Mysql – Read massive flat file into relational database

MySQLpython

I have a massive flat text file with ~4M records that I would like to read into MySQL using Ruby/Rails, Python, or any other method.

The flat file is roughly this format:
business_name,address,city,state,zip,employee_name

If there are multiple employees at the business, there will be one row for each employee with the business name, address, etc. repeated.

I'd like to read this in to two tables structured with the employees table having a foreign key like so:

businesses (id int, name varchar, address varchar, city varchar, etc.)
employees (id int, name varchar, business_id int)

How do I go about efficiently reading this file in so that the employees/businesses are created and referenced as needed?

Note: it is NOT safe to assume that the file is sorted.

I've tried reading the file into SQL first and then using SQL to get a unique list of business_name/address/city/state combinations that I could then insert into the businesses table, but my server runs out of memory. And this is only with 1/4th of the records loaded.

Best Answer

Try using LOAD DATA INFILE into an ISAM table with few or no indexes. ISAM should reduce memory consumption and get all data in there the fastest possible way. I have never run out of memory when doing this with larger data sets than yours, on pretty old servers with alot less memory than is used today.

Once the data is imported, use ALTER TABLE to add required indexes, in essence everything needed to uniquely identify a business (name, address, state etc). This may take some time.

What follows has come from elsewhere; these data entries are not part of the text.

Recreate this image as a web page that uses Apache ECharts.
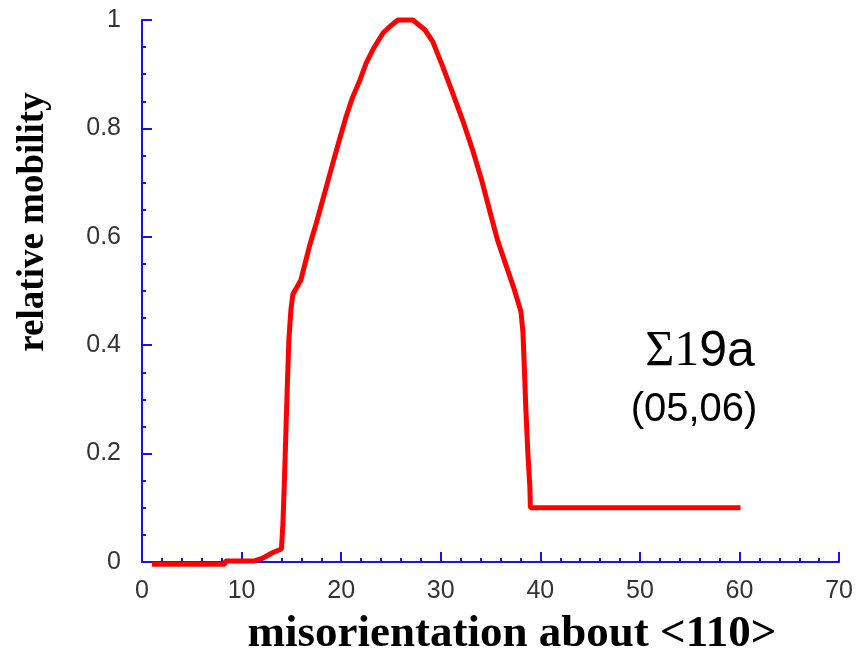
<!DOCTYPE html>
<html>
<head>
<meta charset="utf-8">
<script src="https://cdn.jsdelivr.net/npm/echarts@6/dist/echarts.min.js"></script>
<style>
html, body { margin: 0; padding: 0; background: #fff; }
#chart { width: 856px; height: 653px; }
</style>
</head>
<body>
<div id="chart"></div>
<script>
// misorientation (deg) and relative mobility
var misorientation = [1, 8.3, 8.4, 11.3, 12.1, 13.1, 14.0, 14.15, 14.3, 14.45, 14.6, 14.75, 14.95, 15.15, 15.95,
	16.85, 17.5, 18.6, 19.3, 19.9, 20.5, 21.1, 21.9, 22.5, 23.2, 24.2, 24.9, 25.7, 27.2, 28.4, 29.2, 30.2,
	31.2, 32.2, 33.2, 34.1, 34.9, 35.7, 36.6, 37.4, 38.05, 38.25, 38.4, 38.55, 38.75, 38.95, 39.0, 60.1];
var mobility = [-0.004, -0.004, 0.002, 0.002, 0.007, 0.017, 0.024, 0.07, 0.15, 0.24, 0.33, 0.41, 0.465, 0.494, 0.52,
	0.585, 0.625, 0.698, 0.745, 0.784, 0.822, 0.855, 0.89, 0.92, 0.946, 0.976, 0.988, 1.0, 1.0, 0.982, 0.96, 0.914,
	0.865, 0.815, 0.76, 0.705, 0.649, 0.594, 0.545, 0.502, 0.462, 0.425, 0.355, 0.28, 0.2, 0.137, 0.1, 0.1];
var xTitle = "misorientation about <110>";
var yTitle = "relative mobility";
var planeLabel = "(05,06)";

var axisBlue = "#1515e6";
var chart = echarts.init(document.getElementById("chart"));

var points = [];
for (var i = 0; i < misorientation.length; i++) {
	points.push([misorientation[i], mobility[i]]);
}

var option = {
	animation: false,
	grid: { left: 142, right: 16, top: 20, bottom: 91 },
	xAxis: {
		type: "value",
		min: 0,
		max: 70,
		interval: 10,
		axisLine: { lineStyle: { color: axisBlue, width: 2 } },
		axisTick: { inside: true, length: 10, lineStyle: { color: axisBlue, width: 2 } },
		minorTick: { show: true, splitNumber: 5, length: 4, lineStyle: { color: axisBlue, width: 2 } },
		splitLine: { show: false },
		axisLabel: { margin: 17, fontFamily: "Liberation Sans", fontSize: 25, color: "#333" }
	},
	yAxis: {
		type: "value",
		min: 0,
		max: 1,
		interval: 0.2,
		axisLine: { show: true, lineStyle: { color: axisBlue, width: 2 } },
		axisTick: { show: true, inside: true, length: 10, lineStyle: { color: axisBlue, width: 2 } },
		minorTick: { show: true, splitNumber: 4, length: 4, lineStyle: { color: axisBlue, width: 2 } },
		splitLine: { show: false },
		axisLabel: { margin: 21, fontFamily: "Liberation Sans", fontSize: 25, color: "#333" }
	},
	series: [{
		type: "line",
		data: points,
		showSymbol: false,
		clip: false,
		lineStyle: { color: "#ff0000", width: 5 }
	}],
	graphic: [
		{
			type: "text",
			x: 512, y: 634,
			style: {
				text: xTitle, fill: "#000",
				font: "bold 45px 'Liberation Serif'",
				textAlign: "center", textVerticalAlign: "middle"
			}
		},
		{
			type: "text",
			x: 33, y: 222,
			rotation: Math.PI / 2,
			style: {
				text: yTitle, fill: "#000",
				font: "bold 37px 'Liberation Serif'",
				textAlign: "center", textVerticalAlign: "middle"
			}
		},
		{
			type: "text",
			x: 700, y: 352,
			style: {
				text: "{s|Σ1}{n|9a}",
				textAlign: "center", textVerticalAlign: "middle",
				rich: {
					s: { fontFamily: "Liberation Serif", fontSize: 50, fill: "#000" },
					n: { fontFamily: "Liberation Sans", fontSize: 50, fill: "#000" }
				}
			}
		},
		{
			type: "text",
			x: 694, y: 410,
			style: {
				text: planeLabel, fill: "#000",
				font: "40px 'Liberation Sans'",
				textAlign: "center", textVerticalAlign: "middle"
			}
		}
	]
};

chart.setOption(option);
</script>
</body>
</html>
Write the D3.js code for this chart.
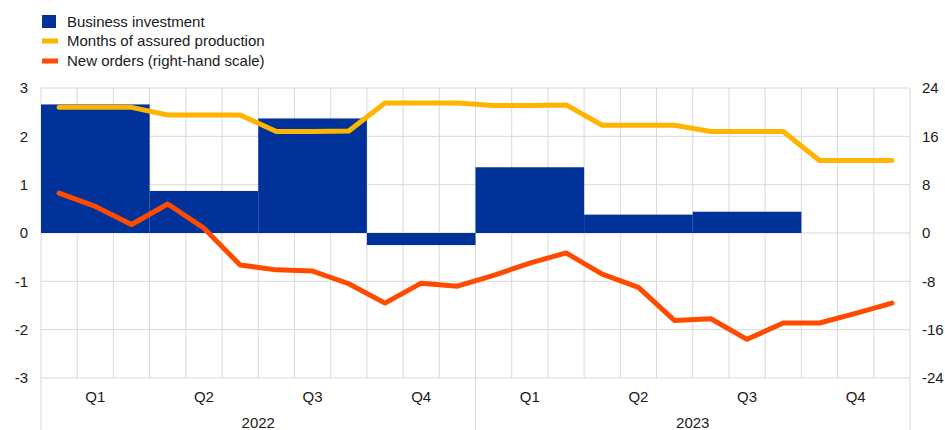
<!DOCTYPE html>
<html>
<head>
<meta charset="utf-8">
<script src="https://cdn.jsdelivr.net/npm/d3@7"></script>
<style>
  html, body { margin: 0; padding: 0; background: #fff; }
  svg { display: block; }
  text { font-family: "Liberation Sans", Arial, sans-serif; fill: #1a1a1a; }
</style>
</head>
<body>
<svg id="chart" width="945" height="430"></svg>
<script>
// ---- data ----
const months = ["2022-01","2022-02","2022-03","2022-04","2022-05","2022-06","2022-07","2022-08","2022-09","2022-10","2022-11","2022-12",
                "2023-01","2023-02","2023-03","2023-04","2023-05","2023-06","2023-07","2023-08","2023-09","2023-10","2023-11","2023-12"];
const quarterLabels = ["Q1","Q2","Q3","Q4","Q1","Q2","Q3","Q4"];
const yearLabels = ["2022","2023"];
const businessInvestment = [2.66, 0.87, 2.37, -0.25, 1.36, 0.38, 0.44, null];
const assuredProduction = [2.60, 2.60, 2.60, 2.44, 2.44, 2.44, 2.10, 2.10, 2.11, 2.69, 2.69, 2.69,
                           2.64, 2.64, 2.65, 2.23, 2.23, 2.23, 2.10, 2.10, 2.10, 1.50, 1.50, 1.50];
const newOrders = [6.6, 4.4, 1.4, 4.8, 0.8, -5.3, -6.1, -6.3, -8.4, -11.6, -8.3, -8.8,
                   -7.0, -5.0, -3.3, -6.8, -9.0, -14.5, -14.2, -17.6, -14.9, -14.9, -13.3, -11.6];
const leftTicks = [-3, -2, -1, 0, 1, 2, 3];
const rightTicks = [-24, -16, -8, 0, 8, 16, 24];
const legendItems = ["Business investment", "Months of assured production", "New orders (right-hand scale)"];

// ---- layout ----
const svg = d3.select("#chart");
const pLeft = 41, pRight = 910, pTop = 88, pBottom = 378;
const colBlue = "#003299", colYellow = "#ffb400", colOrange = "#ff4b00", colGrid = "#d9d9d9";
const fs = 15;

const x = d3.scaleBand().domain(months).range([pLeft, pRight]).paddingInner(0).paddingOuter(0);
const xq = d3.scaleBand().domain(d3.range(8)).range([pLeft, pRight]);
const xy = d3.scaleBand().domain(yearLabels).range([pLeft, pRight]);
const yL = d3.scaleLinear().domain([-3, 3]).range([pBottom, pTop]);
const yR = d3.scaleLinear().domain([-24, 24]).range([pBottom, pTop]);

// gridlines
const grid = svg.append("g");
grid.selectAll("line.h").data(leftTicks).join("line")
  .attr("x1", pLeft).attr("x2", pRight)
  .attr("y1", d => yL(d)).attr("y2", d => yL(d))
  .attr("stroke", colGrid).attr("stroke-width", 1);
grid.selectAll("line.v").data(d3.range(months.length + 1)).join("line")
  .attr("x1", i => pLeft + i * x.bandwidth()).attr("x2", i => pLeft + i * x.bandwidth())
  .attr("y1", pTop).attr("y2", pBottom)
  .attr("stroke", colGrid).attr("stroke-width", 1);
// year separators extending below axis
grid.selectAll("line.y").data([0, 1, 2]).join("line")
  .attr("x1", d => pLeft + d * xy.bandwidth()).attr("x2", d => pLeft + d * xy.bandwidth())
  .attr("y1", pBottom).attr("y2", 430)
  .attr("stroke", colGrid).attr("stroke-width", 1);

// bars
svg.append("g").selectAll("rect").data(businessInvestment.map((v, i) => ({v, i})).filter(d => d.v !== null)).join("rect")
  .attr("x", d => xq(d.i)).attr("width", xq.bandwidth())
  .attr("y", d => yL(Math.max(0, d.v))).attr("height", d => Math.abs(yL(d.v) - yL(0)))
  .attr("fill", colBlue);

// lines
const cx = m => x(m) + x.bandwidth() / 2;
svg.append("path").datum(assuredProduction)
  .attr("d", d3.line().x((d, i) => cx(months[i])).y(d => yL(d)))
  .attr("fill", "none").attr("stroke", colYellow).attr("stroke-width", 5)
  .attr("stroke-linejoin", "round").attr("stroke-linecap", "round");
svg.append("path").datum(newOrders)
  .attr("d", d3.line().x((d, i) => cx(months[i])).y(d => yR(d)))
  .attr("fill", "none").attr("stroke", colOrange).attr("stroke-width", 5)
  .attr("stroke-linejoin", "round").attr("stroke-linecap", "round");

// axes labels
svg.append("g").selectAll("text").data(leftTicks).join("text")
  .attr("x", 28).attr("y", d => yL(d)).attr("dy", "0.35em")
  .attr("text-anchor", "end").attr("font-size", fs).text(d => d);
svg.append("g").selectAll("text").data(rightTicks).join("text")
  .attr("x", 922).attr("y", d => yR(d)).attr("dy", "0.35em")
  .attr("text-anchor", "start").attr("font-size", fs).text(d => d);
svg.append("g").selectAll("text").data(quarterLabels).join("text")
  .attr("x", (d, i) => xq(i) + xq.bandwidth() / 2).attr("y", 397).attr("dy", "0.35em")
  .attr("text-anchor", "middle").attr("font-size", fs).text(d => d);
svg.append("g").selectAll("text").data(yearLabels).join("text")
  .attr("x", d => xy(d) + xy.bandwidth() / 2).attr("y", 422.5).attr("dy", "0.35em")
  .attr("text-anchor", "middle").attr("font-size", fs).text(d => d);

// legend
const lg = svg.append("g");
lg.append("rect").attr("x", 42).attr("y", 15).attr("width", 14).attr("height", 13).attr("fill", colBlue);
lg.append("rect").attr("x", 42).attr("y", 38.5).attr("width", 16).attr("height", 5).attr("fill", colYellow);
lg.append("rect").attr("x", 42).attr("y", 58.5).attr("width", 16).attr("height", 5).attr("fill", colOrange);
lg.selectAll("text").data(legendItems).join("text")
  .attr("x", 67).attr("y", (d, i) => 21.5 + i * 19.7).attr("dy", "0.35em")
  .attr("font-size", fs).text(d => d);
</script>
</body>
</html>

Create another ISAM table having an auto increment primary key as well as all columns from the first table which are required to uniquely identify a business (e.g the ones that were indexed, but nothing related to employees). Add a UNIQUE key which includes ALL all columns in the table except the primary key.

Use REPLACE INTO to fill the second table with data from the first, and you will in the process generate unique numeric keys for all the businesses. Add the key column to the first table and UPDATE it using data from the second, which then can be dropped afterwards.

From there you should have a table where all businesses have unique, numeric and indexed keys and should easily be able to split the data into the (InnoDb) tables you require.